Linked Open Data Cloud: The Linked Open Data (LOD) Cloud is a collection of linked datasets from various sources that are interconnected through semantic relationships. These datasets cover diverse domains, such as culture, science, government, and more.

Freebase (Now part of Wikidata): Freebase was a community-driven knowledge graph that aimed to organize information about the world's people, places, and things. It was acquired by Google and later contributed to Wikidata.

YAGO: YAGO (Yet Another Great Ontology) is a knowledge base and ontology that contains information about millions of entities and their relationships, making it suitable for tasks like entity linking and knowledge retrieval.

WordNet: WordNet is a lexical database of the English language that is structured as a semantic network of words and their relationships, including synonyms, hypernyms (is-a relationships), and hyponyms.

SNOMED CT: SNOMED CT (Systematized Nomenclature of Medicine - Clinical Terms) is a comprehensive clinical terminology and ontology that represents relationships between medical concepts, making it valuable for healthcare informatics.

Linked Data from Government Sources: Various government agencies and organizations worldwide publish linked open data, including information about government services, statistical data, and geographic information.

BabelNet: BabelNet is a multilingual semantic network that connects words, phrases, and concepts in multiple languages, providing a valuable resource for natural language processing and machine translation.

Cyc: Cyc is a knowledge base and ontology that aims to capture common-sense knowledge about the world. It includes information about everyday concepts and their relationships.

Differences and Similarities

Common Ground: Both ontologies and semantic networks are used to represent knowledge, but they do so in slightly different ways. Ontologies are more rigid in structure and are concerned with formalizing the types of objects and their interrelations in a domain, while semantic networks are often more flexible and visually oriented.

Purpose: Ontologies are typically used for larger, more complex systems that require a detailed and formal representation of knowledge in a domain, such as in the Semantic Web. Semantic networks are more suited for tasks like cognitive modelling and understanding language processing.

Representation: Ontologies often require a more formal language for definition, like OWL (Web Ontology Language), while semantic networks can be represented using simpler graphical forms.

In summary, ontologies and semantic networks are powerful tools in organizing and representing knowledge. They enable machines to process complex information and are fundamental in fields like AI, natural language processing, and knowledge management.

Looking at the application of the basics of cognitive approach, we can see the interdisciplinary approach of this paradigm. The study of terms often involves a blend of linguistics, information science, cognitive psychology, and domain-specific knowledge. This interdisciplinary approach ensures a comprehensive understanding of terminology in context.

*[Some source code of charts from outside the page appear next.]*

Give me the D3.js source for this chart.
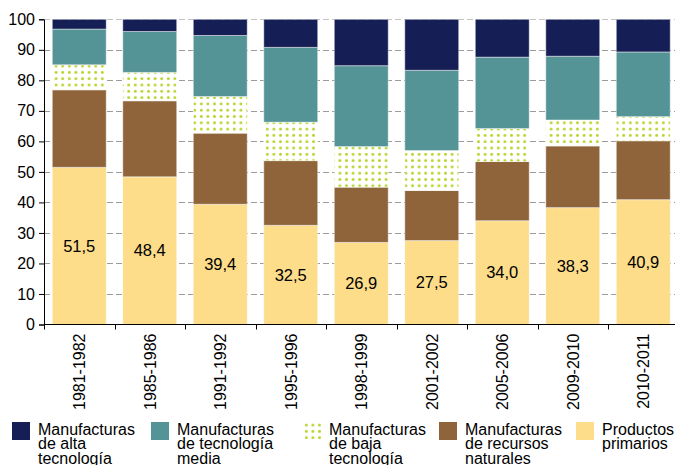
<!DOCTYPE html>
<html>
<head>
<meta charset="utf-8">
<script src="https://cdn.jsdelivr.net/npm/d3@7"></script>
<style>
	body { margin: 0; background: #fff; }
	svg text { font-family: "Liberation Sans", Arial, sans-serif; fill: #000; }
</style>
</head>
<body>
<div id="graph"></div>
<script>
var periods = ["1981-1982", "1985-1986", "1991-1992", "1995-1996", "1998-1999", "2001-2002", "2005-2006", "2009-2010", "2010-2011"];

// shares (%) per group, bottom to top
var primarios = [51.5, 48.4, 39.4, 32.5, 26.9, 27.5, 34.0, 38.3, 40.9];
var recursos  = [25.4, 24.9, 23.3, 21.2, 18.1, 16.4, 19.4, 20.2, 19.3];
var baja      = [8.2, 9.3, 12.0, 12.6, 13.3, 13.1, 10.8, 8.5, 7.9];
var media     = [11.7, 13.4, 20.0, 24.5, 26.5, 26.3, 23.4, 20.9, 21.2];
var alta      = [3.2, 4.0, 5.3, 9.2, 15.2, 16.7, 12.4, 12.1, 10.7];

var yTicks = [0, 10, 20, 30, 40, 50, 60, 70, 80, 90, 100];

var keys = ["primarios", "recursos", "baja", "media", "alta"];
var legendLabels = [
	["Manufacturas", "de alta", "tecnología"],
	["Manufacturas", "de tecnología", "media"],
	["Manufacturas", "de baja", "tecnología"],
	["Manufacturas", "de recursos", "naturales"],
	["Productos", "primarios"]
];
var legendKeys = ["alta", "media", "baja", "recursos", "primarios"];
var legendX = [12, 151, 303, 439, 576];

var width = 675, height = 465;
var margin = { left: 44, top: 19.3, bottom: 140.5 };

var colors = {
	primarios: "#fddc8a",
	recursos: "#8f643a",
	baja: "url(#dots)",
	media: "#559496",
	alta: "#161f55"
};

var data = periods.map(function (p, i) {
	return { period: p, primarios: primarios[i], recursos: recursos[i], baja: baja[i], media: media[i], alta: alta[i] };
});

var svg = d3.select("#graph")
	.append("svg")
	.attr("width", width)
	.attr("height", height);

var defs = svg.append("defs");
var pat = defs.append("pattern")
	.attr("id", "dots")
	.attr("patternUnits", "userSpaceOnUse")
	.attr("width", 6.6)
	.attr("height", 6.3);
pat.append("rect").attr("width", 6.6).attr("height", 6.3).attr("fill", "#fff");
pat.append("circle").attr("cx", 3.3).attr("cy", 3.1).attr("r", 1.45).attr("fill", "#b7d42c");

var x = d3.scaleBand()
	.domain(periods)
	.range([margin.left, margin.left + 70.5 * periods.length])
	.paddingInner(0.235)
	.paddingOuter(0.1175);

var y = d3.scaleLinear()
	.domain([0, 100])
	.range([height - margin.bottom, margin.top]);

// grid
svg.append("g")
	.selectAll("line")
	.data(yTicks.filter(function (d) { return d > 0; }))
	.enter()
	.append("line")
	.attr("x1", margin.left)
	.attr("x2", width)
	.attr("y1", function (d) { return Math.round(y(d)) + 0.5; })
	.attr("y2", function (d) { return Math.round(y(d)) + 0.5; })
	.attr("stroke", function (d) { return d === 100 ? "#c4c4c4" : "#9c9c9c"; })
	.attr("stroke-width", 1)
	.attr("stroke-dasharray", "6,3");

var series = d3.stack().keys(keys)(data);

svg.append("g")
	.selectAll("g")
	.data(series)
	.enter()
	.append("g")
	.attr("fill", function (d) { return colors[d.key]; })
	.selectAll("rect")
	.data(function (d) { return d; })
	.enter()
	.append("rect")
	.attr("x", function (d) { return x(d.data.period); })
	.attr("width", x.bandwidth())
	.attr("y", function (d) { return y(d[1]); })
	.attr("height", function (d) { return y(d[0]) - y(d[1]); })
	.attr("stroke", "rgba(255,255,255,0.45)")
	.attr("stroke-width", 1);

// value labels for primary products
svg.append("g")
	.selectAll("text")
	.data(data)
	.enter()
	.append("text")
	.attr("x", function (d) { return x(d.period) + x.bandwidth() / 2; })
	.attr("y", function (d) { return y(d.primarios / 2); })
	.attr("dy", "0.35em")
	.attr("text-anchor", "middle")
	.style("font-size", "16.5px")
	.text(function (d) { return d3.format(".1f")(d.primarios).replace(".", ","); });

// y axis
var yAxis = svg.append("g")
	.attr("transform", "translate(" + margin.left + ",0)")
	.call(d3.axisLeft(y).tickValues(yTicks).tickSize(5).tickPadding(4));
yAxis.selectAll("text").style("font-size", "16px").attr("fill", "#000");
yAxis.select(".domain").attr("stroke", "#000");
yAxis.selectAll(".tick line").attr("stroke", "#000");

// x axis
var xAxis = svg.append("g")
	.attr("transform", "translate(0," + (height - margin.bottom) + ")");
xAxis.append("line")
	.attr("x1", margin.left)
	.attr("x2", width)
	.attr("stroke", "#000");
xAxis.selectAll(".sep")
	.data(d3.range(periods.length + 1))
	.enter()
	.append("line")
	.attr("class", "sep")
	.attr("x1", function (i) { return Math.round(margin.left + x.step() * i) + 0.5; })
	.attr("x2", function (i) { return Math.round(margin.left + x.step() * i) + 0.5; })
	.attr("y1", 0)
	.attr("y2", 5)
	.attr("stroke", "#000");
xAxis.selectAll(".lbl")
	.data(periods)
	.enter()
	.append("text")
	.attr("class", "lbl")
	.attr("transform", function (d) {
		return "translate(" + (x(d) + x.bandwidth() / 2 + 6) + ",9) rotate(-90)";
	})
	.attr("text-anchor", "end")
	.style("font-size", "16px")
	.text(function (d) { return d; });

// legend
var legend = svg.append("g")
	.attr("transform", "translate(0,422)")
	.selectAll("g")
	.data(legendKeys)
	.enter()
	.append("g")
	.attr("transform", function (d, i) { return "translate(" + legendX[i] + ",0)"; });

legend.append("rect")
	.attr("width", 18)
	.attr("height", 18)
	.attr("fill", function (d) { return colors[d]; });

legend.append("text")
	.attr("x", 26)
	.attr("y", 13)
	.style("font-size", "16px")
	.selectAll("tspan")
	.data(function (d, i) { return legendLabels[i]; })
	.enter()
	.append("tspan")
	.attr("x", 26)
	.attr("dy", function (d, i) { return i === 0 ? 0 : 14.3; })
	.text(function (d) { return d; });
</script>
</body>
</html>
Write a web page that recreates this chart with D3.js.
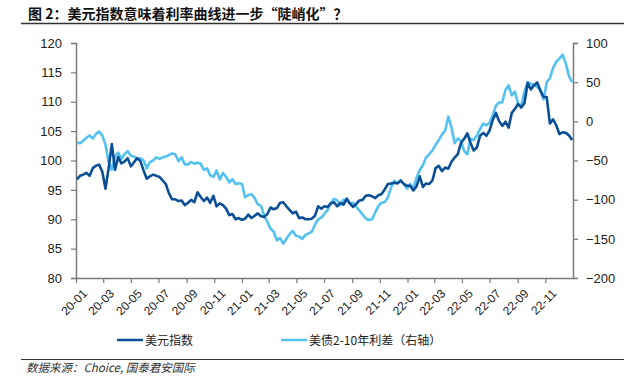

Another trend is crowdsourcing and employment of collaborative platforms, such as Wiktionary or specialized forums that allow for the collective creation and refinement of terminological databases, benefiting from the knowledge of a vast and diverse user base. The use of social media and online communities is in the same vein. The study of language and terms now often includes analysis of informal and evolving usage patterns as seen in social media, forums, and online communities.